The young Congresswoman, who represents New York''s 14th District, has 2.4 million followers on her campaign Twitter handle, surpassing House Speaker Nancy Pelosi''s 2 million followers on her official account.
Alexandria Ocasio-Cortez, the youngest woman to serve in the US Congress, is set to give her Democratic colleagues in the House of Representatives lessons on how to use Twitter in a more effective way.
Ocasio-Cortez, 29, will be leading the discussion along with fellow Democrat, Representative Jim Himes of Connecticut, on Thursday to "discuss how they use Twitter as an effective and authentic messaging tool to connect with their constituents" and "the importance of digital storytelling", CNN quoted a notice sent to Democratic House members, as saying on Wednesday.
The young Congresswoman, who represents New York’s 14th District, has 2.4 million followers on her campaign Twitter handle, surpassing House Speaker Nancy Pelosi’s 2 million followers on her official account.
She frequently hits back at critics on the platform which goes viral.
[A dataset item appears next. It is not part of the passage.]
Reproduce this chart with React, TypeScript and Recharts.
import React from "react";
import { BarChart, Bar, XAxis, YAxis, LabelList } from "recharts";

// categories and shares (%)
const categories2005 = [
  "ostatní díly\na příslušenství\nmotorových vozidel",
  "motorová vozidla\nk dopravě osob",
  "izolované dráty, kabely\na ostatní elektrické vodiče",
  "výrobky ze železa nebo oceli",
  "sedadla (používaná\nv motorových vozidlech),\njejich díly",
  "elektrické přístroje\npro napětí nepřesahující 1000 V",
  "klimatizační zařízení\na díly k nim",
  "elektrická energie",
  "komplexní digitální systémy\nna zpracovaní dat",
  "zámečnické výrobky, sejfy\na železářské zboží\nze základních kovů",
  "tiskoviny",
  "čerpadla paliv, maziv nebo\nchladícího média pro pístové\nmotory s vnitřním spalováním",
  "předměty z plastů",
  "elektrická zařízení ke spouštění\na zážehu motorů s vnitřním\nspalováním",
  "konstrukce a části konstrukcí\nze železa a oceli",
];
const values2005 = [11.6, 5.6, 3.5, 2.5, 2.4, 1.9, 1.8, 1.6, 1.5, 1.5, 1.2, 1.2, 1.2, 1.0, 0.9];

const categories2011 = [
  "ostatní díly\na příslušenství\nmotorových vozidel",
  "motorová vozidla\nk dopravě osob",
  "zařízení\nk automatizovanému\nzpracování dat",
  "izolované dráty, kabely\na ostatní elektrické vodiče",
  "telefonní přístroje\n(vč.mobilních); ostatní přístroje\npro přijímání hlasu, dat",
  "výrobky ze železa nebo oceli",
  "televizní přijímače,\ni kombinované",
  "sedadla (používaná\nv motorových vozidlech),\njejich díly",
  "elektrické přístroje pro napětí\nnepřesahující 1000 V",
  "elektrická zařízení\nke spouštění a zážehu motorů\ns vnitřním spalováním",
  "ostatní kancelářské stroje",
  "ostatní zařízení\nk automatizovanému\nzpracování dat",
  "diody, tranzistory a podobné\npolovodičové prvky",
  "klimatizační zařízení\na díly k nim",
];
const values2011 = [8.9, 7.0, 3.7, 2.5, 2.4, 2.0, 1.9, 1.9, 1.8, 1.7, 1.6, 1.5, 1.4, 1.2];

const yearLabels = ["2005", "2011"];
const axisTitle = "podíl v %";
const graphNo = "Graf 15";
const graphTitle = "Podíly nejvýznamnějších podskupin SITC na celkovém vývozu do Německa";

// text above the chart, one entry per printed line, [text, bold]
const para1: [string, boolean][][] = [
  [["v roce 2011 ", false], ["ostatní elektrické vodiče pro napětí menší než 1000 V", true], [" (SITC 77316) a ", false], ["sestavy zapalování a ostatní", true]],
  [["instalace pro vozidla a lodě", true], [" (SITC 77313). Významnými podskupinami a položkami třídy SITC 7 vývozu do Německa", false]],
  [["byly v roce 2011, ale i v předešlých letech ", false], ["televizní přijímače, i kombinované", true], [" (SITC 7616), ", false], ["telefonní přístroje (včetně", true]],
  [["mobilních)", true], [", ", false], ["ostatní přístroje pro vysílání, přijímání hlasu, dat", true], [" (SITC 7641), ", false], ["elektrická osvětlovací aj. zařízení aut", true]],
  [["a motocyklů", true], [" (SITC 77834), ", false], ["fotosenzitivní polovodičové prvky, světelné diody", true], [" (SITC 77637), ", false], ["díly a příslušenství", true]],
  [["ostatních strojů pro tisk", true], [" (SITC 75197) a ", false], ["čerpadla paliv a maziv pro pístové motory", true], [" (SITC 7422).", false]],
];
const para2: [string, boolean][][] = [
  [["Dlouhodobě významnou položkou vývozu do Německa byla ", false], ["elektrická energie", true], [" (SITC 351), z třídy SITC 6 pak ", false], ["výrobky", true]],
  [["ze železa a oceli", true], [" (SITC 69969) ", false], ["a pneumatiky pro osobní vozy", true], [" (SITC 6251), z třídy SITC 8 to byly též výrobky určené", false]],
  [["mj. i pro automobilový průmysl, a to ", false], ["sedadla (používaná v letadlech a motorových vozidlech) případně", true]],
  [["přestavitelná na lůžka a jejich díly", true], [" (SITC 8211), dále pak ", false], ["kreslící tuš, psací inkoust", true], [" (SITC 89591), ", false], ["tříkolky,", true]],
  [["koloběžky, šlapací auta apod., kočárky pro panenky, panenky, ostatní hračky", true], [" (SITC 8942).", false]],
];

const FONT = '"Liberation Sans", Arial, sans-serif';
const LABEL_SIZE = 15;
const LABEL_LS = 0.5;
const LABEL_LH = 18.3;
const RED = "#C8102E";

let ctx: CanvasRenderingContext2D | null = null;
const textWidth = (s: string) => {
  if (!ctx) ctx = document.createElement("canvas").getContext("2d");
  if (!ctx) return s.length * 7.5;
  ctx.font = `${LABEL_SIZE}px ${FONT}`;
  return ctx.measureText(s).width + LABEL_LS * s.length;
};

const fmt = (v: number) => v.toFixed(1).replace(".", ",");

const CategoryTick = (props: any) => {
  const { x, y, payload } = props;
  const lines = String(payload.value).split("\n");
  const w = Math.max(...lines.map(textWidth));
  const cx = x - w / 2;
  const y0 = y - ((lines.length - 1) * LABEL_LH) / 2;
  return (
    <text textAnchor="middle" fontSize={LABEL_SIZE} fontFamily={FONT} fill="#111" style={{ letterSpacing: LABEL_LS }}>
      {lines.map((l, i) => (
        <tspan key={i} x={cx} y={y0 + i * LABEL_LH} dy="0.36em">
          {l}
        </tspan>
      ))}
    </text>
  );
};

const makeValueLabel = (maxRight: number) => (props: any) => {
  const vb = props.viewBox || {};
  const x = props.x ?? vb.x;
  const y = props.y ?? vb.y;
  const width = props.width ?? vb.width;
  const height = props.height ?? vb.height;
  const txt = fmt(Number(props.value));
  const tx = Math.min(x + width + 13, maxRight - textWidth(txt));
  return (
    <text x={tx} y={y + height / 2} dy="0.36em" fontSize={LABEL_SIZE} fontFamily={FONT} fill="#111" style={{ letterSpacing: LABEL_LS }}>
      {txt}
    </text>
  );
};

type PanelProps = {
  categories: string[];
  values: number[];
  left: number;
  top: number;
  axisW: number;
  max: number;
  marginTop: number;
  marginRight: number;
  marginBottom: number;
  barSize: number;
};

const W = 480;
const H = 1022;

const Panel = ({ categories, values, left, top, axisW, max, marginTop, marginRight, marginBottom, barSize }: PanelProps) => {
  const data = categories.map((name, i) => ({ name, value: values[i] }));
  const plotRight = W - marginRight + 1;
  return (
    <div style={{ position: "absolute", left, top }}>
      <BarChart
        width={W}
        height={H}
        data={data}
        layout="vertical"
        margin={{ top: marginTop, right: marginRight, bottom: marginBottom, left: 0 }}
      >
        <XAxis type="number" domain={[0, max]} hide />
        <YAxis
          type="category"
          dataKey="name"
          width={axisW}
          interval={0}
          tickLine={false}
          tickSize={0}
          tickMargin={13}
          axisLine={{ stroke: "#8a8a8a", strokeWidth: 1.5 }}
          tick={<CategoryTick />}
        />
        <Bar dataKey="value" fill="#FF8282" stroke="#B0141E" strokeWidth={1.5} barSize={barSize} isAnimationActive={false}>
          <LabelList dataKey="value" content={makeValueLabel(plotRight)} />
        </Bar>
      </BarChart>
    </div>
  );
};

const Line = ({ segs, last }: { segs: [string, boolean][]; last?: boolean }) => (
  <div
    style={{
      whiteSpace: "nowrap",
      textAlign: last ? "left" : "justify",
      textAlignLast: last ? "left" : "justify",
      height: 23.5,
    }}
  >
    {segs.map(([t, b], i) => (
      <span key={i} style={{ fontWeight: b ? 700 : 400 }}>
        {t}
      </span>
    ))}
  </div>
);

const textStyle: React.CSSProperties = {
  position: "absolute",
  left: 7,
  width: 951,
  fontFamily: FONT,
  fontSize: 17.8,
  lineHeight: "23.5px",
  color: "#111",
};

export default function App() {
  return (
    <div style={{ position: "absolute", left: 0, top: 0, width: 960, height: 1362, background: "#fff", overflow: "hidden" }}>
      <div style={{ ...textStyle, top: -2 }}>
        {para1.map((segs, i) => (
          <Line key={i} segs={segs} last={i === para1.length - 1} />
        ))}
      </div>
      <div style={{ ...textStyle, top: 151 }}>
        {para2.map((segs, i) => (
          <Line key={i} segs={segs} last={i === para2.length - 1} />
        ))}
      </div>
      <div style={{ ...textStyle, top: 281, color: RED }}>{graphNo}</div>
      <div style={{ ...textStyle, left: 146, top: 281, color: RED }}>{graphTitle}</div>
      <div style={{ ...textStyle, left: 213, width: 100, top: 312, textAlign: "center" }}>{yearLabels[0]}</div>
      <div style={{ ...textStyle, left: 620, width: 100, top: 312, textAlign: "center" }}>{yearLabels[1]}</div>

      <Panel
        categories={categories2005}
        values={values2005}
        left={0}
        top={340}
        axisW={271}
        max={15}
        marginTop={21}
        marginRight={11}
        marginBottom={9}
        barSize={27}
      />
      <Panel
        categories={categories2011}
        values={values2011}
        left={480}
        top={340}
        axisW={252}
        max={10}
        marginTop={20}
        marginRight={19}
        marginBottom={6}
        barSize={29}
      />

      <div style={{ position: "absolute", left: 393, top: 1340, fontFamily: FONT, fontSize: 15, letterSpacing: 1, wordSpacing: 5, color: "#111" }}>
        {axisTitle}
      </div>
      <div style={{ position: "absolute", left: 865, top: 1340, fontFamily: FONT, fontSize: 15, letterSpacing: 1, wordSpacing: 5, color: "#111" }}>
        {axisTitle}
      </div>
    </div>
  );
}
Earlier this month a video of Ocasio-Cortez gleefully dancing when she was in college surfaced on Twitter, where the poster of the clip described the Congresswoman as a "clueless nitwit".
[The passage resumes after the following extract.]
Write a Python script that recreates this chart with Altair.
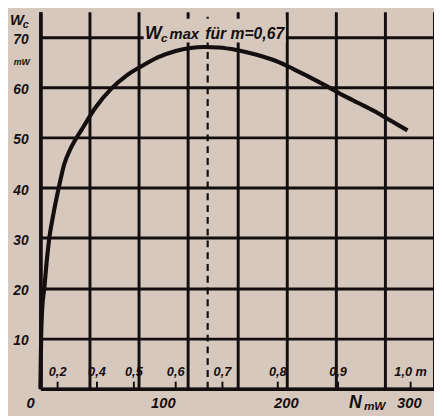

Ocasio-Cortez shot back at critics by posting a video on Twitter of her dancing in front of her congressional office with the caption, "I hear the GOP (Republicans) thinks women dancing are scandalous. Wait till they find out Congresswomen dance too!"
The video has garnered 20.5 million views.
She also uses social media to speak directly to constituents and viewers in a way members of Congress have rarely done before, CNN said.
Ocasio-Cortez frequently hosts "Instagram Live" sessions where she answers questions submitted by viewers on the platform. One of her Instagram accounts has amassed 1.8 million followers.
The freshman Democrat took office in January after running an efficient grassroots campaign in the party primary where she unseated former Representative Joe Crowley, who was the fourth-ranking Democrat in the House and a 10-term congressman in New York.